Après avoir tourné à Londres, Saint-Pétersbourg et Barcelone, Cédric Klapisch avait envie de retrouver ses racines, dans la capitale française. Avec Paris, qui sort ce vendredi sur les écrans québécois, le réalisateur de L'Auberge espagnole assouvit son désir en nous plongeant dans un film choral où l'on suit avec plaisir différents personnages dont les destins s'entrecroisent.

Pierre (Romain Duris) est un danseur qui vient de découvrir qu'il souffre d'un problème cardiaque. Il doit renoncer à sa passion et risque même de mourir, la transplantation cardiaque qu'il doit subir n'étant pas sûre de réussir. De la fenêtre de son appartement, il se met alors à regarder les passants et ses voisins, et la vie prend pour lui une saveur nouvelle.

Dans les rues de son quartier, on découvre peu à peu des gens qui, parfois sans même se connaître, sont liés les uns aux autres. Il y a d'abord sa soeur, Elise (Juliette Binoche, émouvante), qui vient lui tenir compagnie avec ses trois enfants. Il y a aussi sa boulangère un peu raciste (Karin Viard), les maraîchers du quartier et sa jeune voisine (Mélanie Laurent) convoitée par un des professeurs de sa faculté (Fabrice Lucchini).

Réalisateur de succès tels que Le Péril jeune et Les Poupées russes, Cédric Klapisch s'appuie dans ce nouveau film sur un casting assez exceptionnel, avec notamment deux acteurs qui avaient déjà joué dans son premier long métrage, Riens du tout : Karin Viard, qui semble se délecter de sa composition, et Fabrice Lucchini, survolté, qui apporte une dose d'humour bienvenue dans une histoire qui pourrait facilement sombrer dans la tristesse et la mélancolie. À noter notamment une scène de danse particulièrement cocasse avec Mélanie Laurent.

À l'opposé, on se sent gagné par l'émotion dans l'une des dernières séquences, mettant face à face Romain Duris, acteur fétiche de Klapisch, et Juliette Binoche.
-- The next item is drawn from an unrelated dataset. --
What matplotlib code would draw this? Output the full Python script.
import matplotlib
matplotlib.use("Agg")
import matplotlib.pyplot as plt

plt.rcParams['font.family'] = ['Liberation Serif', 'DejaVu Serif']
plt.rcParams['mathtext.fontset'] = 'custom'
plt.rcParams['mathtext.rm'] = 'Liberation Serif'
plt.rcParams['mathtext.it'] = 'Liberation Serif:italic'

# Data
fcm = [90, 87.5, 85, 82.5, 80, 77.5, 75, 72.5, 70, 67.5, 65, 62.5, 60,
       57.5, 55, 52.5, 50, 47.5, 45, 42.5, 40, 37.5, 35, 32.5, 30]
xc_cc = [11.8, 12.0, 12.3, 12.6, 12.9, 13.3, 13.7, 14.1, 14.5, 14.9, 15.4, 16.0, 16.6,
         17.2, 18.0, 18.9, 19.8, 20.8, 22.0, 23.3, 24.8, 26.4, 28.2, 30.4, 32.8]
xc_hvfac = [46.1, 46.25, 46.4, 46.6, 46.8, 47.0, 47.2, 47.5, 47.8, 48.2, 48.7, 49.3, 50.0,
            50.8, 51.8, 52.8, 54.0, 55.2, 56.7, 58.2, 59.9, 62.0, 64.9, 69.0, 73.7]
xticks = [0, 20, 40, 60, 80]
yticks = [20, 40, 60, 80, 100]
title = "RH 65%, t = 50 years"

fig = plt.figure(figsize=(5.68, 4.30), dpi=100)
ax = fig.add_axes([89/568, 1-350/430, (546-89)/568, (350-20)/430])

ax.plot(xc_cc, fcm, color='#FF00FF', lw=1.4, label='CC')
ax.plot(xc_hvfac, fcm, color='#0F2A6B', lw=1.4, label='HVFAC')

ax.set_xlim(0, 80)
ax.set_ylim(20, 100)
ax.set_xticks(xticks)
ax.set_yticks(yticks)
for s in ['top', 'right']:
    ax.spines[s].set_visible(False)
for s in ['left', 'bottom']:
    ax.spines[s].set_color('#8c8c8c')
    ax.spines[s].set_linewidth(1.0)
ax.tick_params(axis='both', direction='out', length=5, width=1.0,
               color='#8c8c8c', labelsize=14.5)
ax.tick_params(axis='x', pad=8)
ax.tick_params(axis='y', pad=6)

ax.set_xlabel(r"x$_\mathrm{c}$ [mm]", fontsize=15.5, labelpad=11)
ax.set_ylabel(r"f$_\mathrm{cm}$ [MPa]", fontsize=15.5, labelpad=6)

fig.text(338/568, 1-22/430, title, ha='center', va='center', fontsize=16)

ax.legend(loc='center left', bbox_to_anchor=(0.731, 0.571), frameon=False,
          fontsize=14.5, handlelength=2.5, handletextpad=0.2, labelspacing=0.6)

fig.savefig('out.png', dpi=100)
D'autres épisodes provoquent des sentiments divers, qu'il s'agisse de l'itinéraire d'un émigré clandestin africain qui rêve de Paris, des problèmes existentiels d'un architecte (François Cluzet) ou des pérégrinations entre Ménilmontant et Rungis de plusieurs maraîchers, incarnés par Albert Dupontel, Gilles Lellouche, Zinedine Soualem et Julie Ferrier.
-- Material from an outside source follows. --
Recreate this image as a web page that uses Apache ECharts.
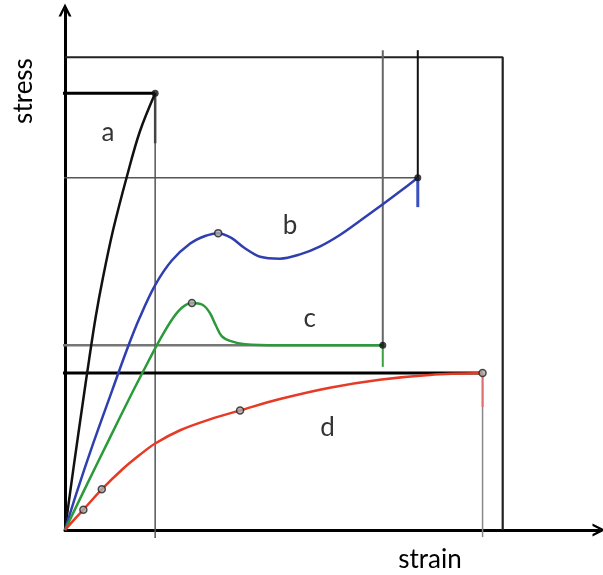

Le cinéaste s'offre lui-même une brève apparition dans une scène où il a recours à des images de synthèse pour dévoiler un projet immobilier. Klapisch s'amuse aussi à montrer le «côté râleur» des Parisiens. «C'est aussi une spécificité française: le héros français à la Gabin ou à la Delon, ou même les personnages de Céline, Léo Malet ou Tardi. Chez eux, le Parisien tire la gueule, a du vague à l'âme, il n'est pas dupe et il est révolté... Il y a aussi quelque chose de beau et d'assez sain dans cette attitude», remarque le réalisateur.

En plus de la performance de tous les acteurs, servis par des dialogues qui sonnent juste dans une succession de petites histoires simples, la capitale française, qui sert de décor, en est un des éléments essentiels. Si le début du film est un peu lent et si le scénario reste assez classique, on s'attache peu à peu aux personnages de Paris, et on les suit avec délectation dans leurs déambulations, en s'immisçant brièvement dans leur quotidien. En espérant peut-être retrouver un jour ces héros ordinaires, pleins d'humanité, comme on avait revu les protagonistes de L'Auberge espagnole dans Les Poupées russes.